Birrai zingari: il caso Buskers
Un caso molto particolare, sempre italiano, è rappresentato da Buskers Beer. Da una parte lo si potrebbe definire birrificio itinerante (gipsy brewery), che produce in diversi impianti; dall’altra presenta l’unicità di essere un vero e proprio caso di collaborazione costante. Ogni birra prodotta da Buskers parte infatti dallo stretto rapporto di scambio con uno o più birrai, configurando di fatto una serie di collaboration brew. Molti avranno notato la somiglianza con il più famoso dei Beer Firm, il danese Mikkeller, anch’egli birraio senza fissa dimora e spesso “collaborativo”. Senza entrare nello specifico, possiamo sottolineare alcune differenze: Mikkel produce alcune sue birre presso altri impianti e, solo occasionalmente (benché davvero molto spesso), collabora con altri birrifici che visita direttamente; il progetto Buskers invece è fatto di sole cotte collaborative e nasce con l’intento di riunire un gruppo di persone del settore attorno al loro più grande amore. Da veri appassionati Mirko Caretta (gestore del Bir&Fud Bottega, beershop di Roma) e Marco Chiossi (homebrewer e proprietario di Ebrius, altro beershop a Marino, nella zona dei castelli romani) dopo aver frequentato per anni il mondo della birra artigianale, hanno proposto quasi per gioco a Moreno Ercolani, birraio de L’Olmaia, di realizzare una versione rinforzata ed extraluppolata della sua La9, magari da proporre in esclusiva al beershop. Leonardo Di Vincenzo di Birra del Borgo, con cui Mirko aveva già lavorato sia come grafico che come fotografo nei primi anni del birrificio, spinse l’idea più avanti proponendo di non fare una sola birra, e neanche una “one-shot”, ma un’intera gamma. Da lì, nel 2011, il progetto Buskers, un nuovo marchio, unico per le tutte le birre a venire, nato da una forte amicizia e dalla voglia di condividere una passione, quella per la birra di qualità, che non può essere che socializzante. Un po’ come la musica, e particolarmente il rock, a cui spesso rimandano le loro birre.

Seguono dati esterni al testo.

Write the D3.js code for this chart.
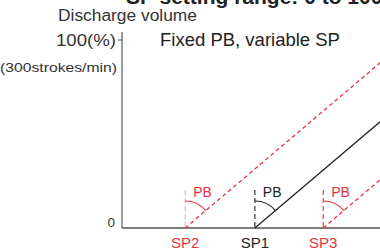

L’aspetto che ci interessa indagare maggiormente è quello legato alla produzione. “Diciamo che la base della ricetta – ci spiega Mirko – viene elaborata direttamente da me. Prima di andare nel birrificio ospite, o meglio a trovare un amico, mando la mia idea e quando arrivo ne parliamo. Spesso le cotte si trasformano in un ritrovo, anche numeroso come è successo per le prime due fatte a L’Olmaia e al Borgo, e anche nell’occasione per fare un giro a salutare gli amici birrai vicini. Come detto cerchiamo sempre di produrre birre non banali e che siano una scommessa anche per chi ospita la cotta: per la Paranoid ho proposto a Beppe Vento (birraio del Bi-Du) una Black Ipa, che lui ha poi trasformato in una versione europea di questo stile rifiutandosi categoricamente di usare luppoli americani, mentre con Luigi Recchiuti (di Opperbacco) abbiamo deciso di fare una lager, la California Uber Alles, anche se particolare perché lui non produce basse fermentazioni. Personalmente cerco di seguire tutte le cotte, diciamo che su 22 ne ho fatte 17, saltando magari quelle di birre già sperimentate. Ovviamente questo è dettato anche da una questione di tempo e costi: delle birre prodotte con Birra del Borgo a Borgorose riesco ad esempio a seguire tutte le fasi, imbottigliamento compreso. Proprio per queste ragioni nel 2013 cercherò di collaborare con birrifici più vicini”. In questo caso non è una questione di scelta dettata da esigenze economiche o legali, ma piuttosto una convinta impostazione da dare al beer firm, un’esperienza vissuta come un artista di strada che non intende metter radici. Anche se, ad onor del vero, una casa i Buskers sono intenzionati ad averla: a Roma è infatti prevista a fine aprile l’apertura del primo Buskers Pub.
Birrifici a contratto
Una categoria sempre più nutrita è infine quella di chi si rivolge a un birraio senza avere particolari conoscenze, senza cioè una ricetta, ma con idee più o meno vaghe. Si va da chi dà indicazioni di stile (e magari anche qualche informazione sui luppoli) a chi invece descrive solo un profilo organolettico, passando per chi dà indicazioni di massima sulle birre che si vogliono ottenere. In questa categoria rientrano molto spesso i locali che chiedono ad un birrificio di realizzare una birra per loro, dove la mano è quella sola del birraio, o ancora le grandi catene o i distributori di bevande che realizzano prodotti presso birrifici artigianali per entrare nel settore della Grande Distribuzione Organizzata (GDO). Questa soluzione presenta un duplice vantaggio per chi “chiede la birra”: non dover in alcun modo accollarsi le spese di un impianto e poter fare a meno delle conoscenze tecniche necessarie per realizzare una birra. Permette, inoltre, di abbandonare il progetto nell’esatto momento in cui non si dimostri più interessante.